--- TASK DETAILS ---
Reproduce the listing below word for word, with no pictures.
--*--
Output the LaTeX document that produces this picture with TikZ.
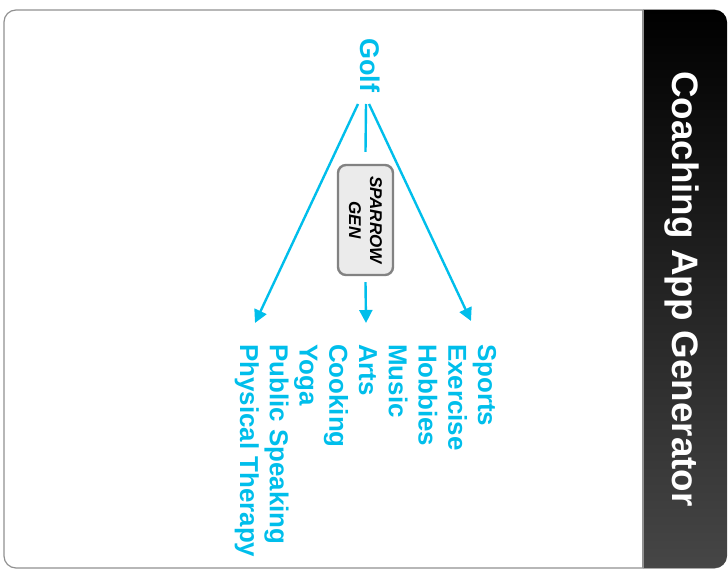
\documentclass[tikz,border=0pt]{standalone}
\usepackage{fontspec}
\setmainfont{Liberation Sans}
\usetikzlibrary{arrows.meta}
\definecolor{cyanx}{RGB}{0,190,235}
\definecolor{framegray}{RGB}{145,145,145}
\definecolor{panelbottom}{RGB}{70,70,70}
\definecolor{boxfill}{RGB}{235,235,235}
\definecolor{boxdraw}{RGB}{130,130,130}
\tikzset{
  item/.style={rotate=-90, anchor=base west, inner sep=0pt, text=cyanx, font=\fontsize{25.9}{29}\selectfont\bfseries},
  conn/.style={draw=cyanx, line width=2.4pt},
  arr/.style={conn, -{Triangle[length=13pt,width=13pt]}},
  genbox/.style={rotate=-90, draw=boxdraw, fill=boxfill, line width=2.4pt, rounded corners=8pt,
     minimum width=110pt, minimum height=55pt, align=center, inner sep=0pt,
     font=\fontsize{17}{21}\selectfont\bfseries\itshape}
}
\begin{document}
\begin{tikzpicture}[x=1pt,y=-1pt]
\useasboundingbox (0,0) rectangle (728,572);
% outer frame
\draw[framegray, line width=1.2pt, rounded corners=12pt] (4,10) rectangle (726,568);
% dark panel
\shade[top color=black, bottom color=panelbottom]
  (643,10) [rounded corners=12pt] -- (727,10) -- (727,568) [sharp corners] -- (643,568) -- cycle;
\draw[framegray, line width=1.2pt] (643,10) -- (643,568);
\node[rotate=-90, anchor=base west, inner sep=0pt, text=white, font=\fontsize{36.8}{40}\selectfont\bfseries]
  (title) at (672,71) {Coaching App Generator};
% Golf
\node[item, font=\fontsize{27}{30}\selectfont\bfseries] (golf) at (360,38) {Golf};
% items
\node[item] (i1) at (478,344) {Sports};
\node[item] (i2) at (448.25,344) {Exercise};
\node[item] (i3) at (418.5,344) {Hobbies};
\node[item] (i4) at (388.75,344) {Music};
\node[item] (i5) at (359,344) {Arts};
\node[item] (i6) at (329.25,344) {Cooking};
\node[item] (i7) at (299.5,344) {Yoga};
\node[item] (i8) at (269.75,344) {Public Speaking};
\node[item] (i9) at (240,344) {Physical Therapy};
% generator box
\node[genbox] (sg) at (365.5,220) {SPARROW\\GEN};
% connectors
\coordinate (g1) at (358,104);
\coordinate (g2) at (366,104);
\coordinate (g3) at (369,104);
\coordinate (a1) at (255,323);
\coordinate (a2) at (366,323);
\coordinate (a3) at (471,321);
\draw[arr] (g1) -- (a1);
\draw[arr] (g3) -- (a3);
\draw[conn] (g2) -- ([yshift=12pt]sg.west);
\draw[arr] ([yshift=-6pt]sg.east) -- (a2);
\end{tikzpicture}
\end{document}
--*--
--- RESULT FOR THIS TASK ---
Output the LaTeX document that produces this picture with TikZ.
\documentclass[tikz,border=0pt]{standalone}
\usepackage{fontspec}
\setmainfont{Liberation Sans}
\usetikzlibrary{arrows.meta}
\definecolor{cyanx}{RGB}{0,190,235}
\definecolor{framegray}{RGB}{145,145,145}
\definecolor{panelbottom}{RGB}{70,70,70}
\definecolor{boxfill}{RGB}{235,235,235}
\definecolor{boxdraw}{RGB}{130,130,130}
\tikzset{
  item/.style={rotate=-90, anchor=base west, inner sep=0pt, text=cyanx, font=\fontsize{25.9}{29}\selectfont\bfseries},
  conn/.style={draw=cyanx, line width=2.4pt},
  arr/.style={conn, -{Triangle[length=13pt,width=13pt]}},
  genbox/.style={rotate=-90, draw=boxdraw, fill=boxfill, line width=2.4pt, rounded corners=8pt,
     minimum width=110pt, minimum height=55pt, align=center, inner sep=0pt,
     font=\fontsize{17}{21}\selectfont\bfseries\itshape}
}
\begin{document}
\begin{tikzpicture}[x=1pt,y=-1pt]
\useasboundingbox (0,0) rectangle (728,572);
% outer frame
\draw[framegray, line width=1.2pt, rounded corners=12pt] (4,10) rectangle (726,568);
% dark panel
\shade[top color=black, bottom color=panelbottom]
  (643,10) [rounded corners=12pt] -- (727,10) -- (727,568) [sharp corners] -- (643,568) -- cycle;
\draw[framegray, line width=1.2pt] (643,10) -- (643,568);
\node[rotate=-90, anchor=base west, inner sep=0pt, text=white, font=\fontsize{36.8}{40}\selectfont\bfseries]
  (title) at (672,71) {Coaching App Generator};
% Golf
\node[item, font=\fontsize{27}{30}\selectfont\bfseries] (golf) at (360,38) {Golf};
% items
\node[item] (i1) at (478,344) {Sports};
\node[item] (i2) at (448.25,344) {Exercise};
\node[item] (i3) at (418.5,344) {Hobbies};
\node[item] (i4) at (388.75,344) {Music};
\node[item] (i5) at (359,344) {Arts};
\node[item] (i6) at (329.25,344) {Cooking};
\node[item] (i7) at (299.5,344) {Yoga};
\node[item] (i8) at (269.75,344) {Public Speaking};
\node[item] (i9) at (240,344) {Physical Therapy};
% generator box
\node[genbox] (sg) at (365.5,220) {SPARROW\\GEN};
% connectors
\coordinate (g1) at (358,104);
\coordinate (g2) at (366,104);
\coordinate (g3) at (369,104);
\coordinate (a1) at (255,323);
\coordinate (a2) at (366,323);
\coordinate (a3) at (471,321);
\draw[arr] (g1) -- (a1);
\draw[arr] (g3) -- (a3);
\draw[conn] (g2) -- ([yshift=12pt]sg.west);
\draw[arr] ([yshift=-6pt]sg.east) -- (a2);
\end{tikzpicture}
\end{document}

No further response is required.